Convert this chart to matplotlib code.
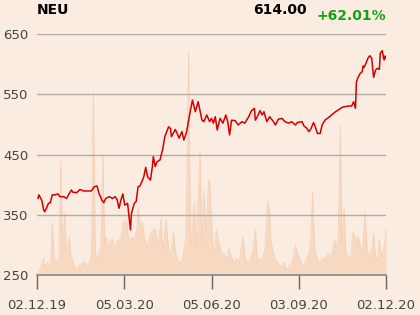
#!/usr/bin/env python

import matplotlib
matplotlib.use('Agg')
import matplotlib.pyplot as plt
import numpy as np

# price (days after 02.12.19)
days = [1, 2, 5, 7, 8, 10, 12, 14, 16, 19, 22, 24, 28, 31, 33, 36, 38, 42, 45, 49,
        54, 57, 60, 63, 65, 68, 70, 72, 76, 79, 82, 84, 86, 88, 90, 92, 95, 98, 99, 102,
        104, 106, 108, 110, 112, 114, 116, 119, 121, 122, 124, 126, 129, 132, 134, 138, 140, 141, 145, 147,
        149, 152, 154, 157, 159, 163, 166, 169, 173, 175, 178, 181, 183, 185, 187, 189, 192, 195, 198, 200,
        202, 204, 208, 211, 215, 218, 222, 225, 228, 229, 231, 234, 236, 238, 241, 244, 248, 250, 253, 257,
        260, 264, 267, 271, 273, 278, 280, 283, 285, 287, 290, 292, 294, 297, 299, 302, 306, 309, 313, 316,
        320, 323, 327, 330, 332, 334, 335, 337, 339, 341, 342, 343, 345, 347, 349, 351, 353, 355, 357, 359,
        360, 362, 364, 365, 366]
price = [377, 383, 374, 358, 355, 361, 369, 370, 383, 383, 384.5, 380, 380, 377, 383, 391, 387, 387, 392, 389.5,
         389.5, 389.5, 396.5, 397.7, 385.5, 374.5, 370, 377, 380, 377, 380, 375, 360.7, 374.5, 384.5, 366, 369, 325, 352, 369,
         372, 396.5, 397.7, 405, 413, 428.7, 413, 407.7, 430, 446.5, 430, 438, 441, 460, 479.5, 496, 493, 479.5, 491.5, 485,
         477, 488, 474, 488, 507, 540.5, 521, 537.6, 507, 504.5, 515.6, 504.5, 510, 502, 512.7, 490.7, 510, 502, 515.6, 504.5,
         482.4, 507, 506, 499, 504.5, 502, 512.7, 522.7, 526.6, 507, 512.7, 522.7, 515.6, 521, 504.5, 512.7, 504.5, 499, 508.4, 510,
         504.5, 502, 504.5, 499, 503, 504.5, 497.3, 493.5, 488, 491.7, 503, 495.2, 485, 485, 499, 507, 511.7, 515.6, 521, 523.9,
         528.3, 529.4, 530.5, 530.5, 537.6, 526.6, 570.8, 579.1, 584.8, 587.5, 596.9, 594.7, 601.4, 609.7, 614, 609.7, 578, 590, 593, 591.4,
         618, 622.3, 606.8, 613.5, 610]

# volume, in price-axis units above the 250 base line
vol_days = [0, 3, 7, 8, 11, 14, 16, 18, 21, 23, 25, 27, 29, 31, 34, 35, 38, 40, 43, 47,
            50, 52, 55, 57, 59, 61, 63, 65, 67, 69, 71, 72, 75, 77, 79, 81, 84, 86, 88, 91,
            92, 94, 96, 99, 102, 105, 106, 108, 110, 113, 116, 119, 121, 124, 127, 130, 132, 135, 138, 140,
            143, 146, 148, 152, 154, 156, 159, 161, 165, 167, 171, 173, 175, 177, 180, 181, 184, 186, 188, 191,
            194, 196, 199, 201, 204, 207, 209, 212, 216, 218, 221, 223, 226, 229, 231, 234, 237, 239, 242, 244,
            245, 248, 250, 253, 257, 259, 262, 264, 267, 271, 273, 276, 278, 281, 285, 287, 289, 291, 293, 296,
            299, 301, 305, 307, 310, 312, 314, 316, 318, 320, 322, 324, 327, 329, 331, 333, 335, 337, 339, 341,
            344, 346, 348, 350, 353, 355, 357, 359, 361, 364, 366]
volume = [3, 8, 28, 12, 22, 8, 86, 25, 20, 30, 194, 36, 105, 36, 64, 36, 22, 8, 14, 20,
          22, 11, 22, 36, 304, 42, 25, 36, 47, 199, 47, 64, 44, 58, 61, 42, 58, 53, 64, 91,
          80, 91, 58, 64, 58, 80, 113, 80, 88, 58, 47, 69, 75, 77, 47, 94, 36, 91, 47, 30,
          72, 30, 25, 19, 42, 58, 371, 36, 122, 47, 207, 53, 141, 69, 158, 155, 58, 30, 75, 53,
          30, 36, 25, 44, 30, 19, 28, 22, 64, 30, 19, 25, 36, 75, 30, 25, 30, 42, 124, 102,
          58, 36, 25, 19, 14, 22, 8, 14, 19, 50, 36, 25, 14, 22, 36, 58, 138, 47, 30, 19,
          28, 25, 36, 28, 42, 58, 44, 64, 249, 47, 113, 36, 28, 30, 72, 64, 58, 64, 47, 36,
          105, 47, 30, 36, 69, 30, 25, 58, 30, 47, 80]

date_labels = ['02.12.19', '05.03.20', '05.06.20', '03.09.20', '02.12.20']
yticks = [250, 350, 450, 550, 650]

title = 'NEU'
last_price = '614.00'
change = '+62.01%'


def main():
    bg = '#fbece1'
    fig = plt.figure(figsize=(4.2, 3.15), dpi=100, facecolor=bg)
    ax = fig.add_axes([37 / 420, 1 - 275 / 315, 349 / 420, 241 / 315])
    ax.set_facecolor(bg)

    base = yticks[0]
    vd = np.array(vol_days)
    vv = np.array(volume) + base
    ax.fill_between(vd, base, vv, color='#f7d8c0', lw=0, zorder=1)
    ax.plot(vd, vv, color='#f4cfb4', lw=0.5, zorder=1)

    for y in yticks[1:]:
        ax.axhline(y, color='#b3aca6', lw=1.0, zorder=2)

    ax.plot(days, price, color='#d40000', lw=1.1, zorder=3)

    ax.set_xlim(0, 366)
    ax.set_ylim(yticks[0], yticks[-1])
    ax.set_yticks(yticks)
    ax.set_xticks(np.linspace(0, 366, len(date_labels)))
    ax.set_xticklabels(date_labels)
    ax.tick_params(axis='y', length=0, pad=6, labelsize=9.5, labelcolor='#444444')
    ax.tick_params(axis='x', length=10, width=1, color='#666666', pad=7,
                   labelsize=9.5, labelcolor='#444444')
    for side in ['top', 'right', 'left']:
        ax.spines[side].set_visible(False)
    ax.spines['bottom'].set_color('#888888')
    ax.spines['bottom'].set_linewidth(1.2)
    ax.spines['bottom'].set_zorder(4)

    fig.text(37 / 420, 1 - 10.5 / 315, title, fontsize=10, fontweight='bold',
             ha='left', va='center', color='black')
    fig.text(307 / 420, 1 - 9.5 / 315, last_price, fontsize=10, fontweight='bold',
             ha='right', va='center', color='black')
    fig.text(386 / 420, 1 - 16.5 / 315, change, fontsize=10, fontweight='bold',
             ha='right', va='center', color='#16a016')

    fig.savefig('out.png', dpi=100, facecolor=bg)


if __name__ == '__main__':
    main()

:::

- [Stated problem] Return exactly what appears from the opening line of the material through the line with "import numpy as np", apart from the pictures.

- [Solved exercise]
Convert this chart to matplotlib code.
#!/usr/bin/env python

import matplotlib
matplotlib.use('Agg')
import matplotlib.pyplot as plt
import numpy as np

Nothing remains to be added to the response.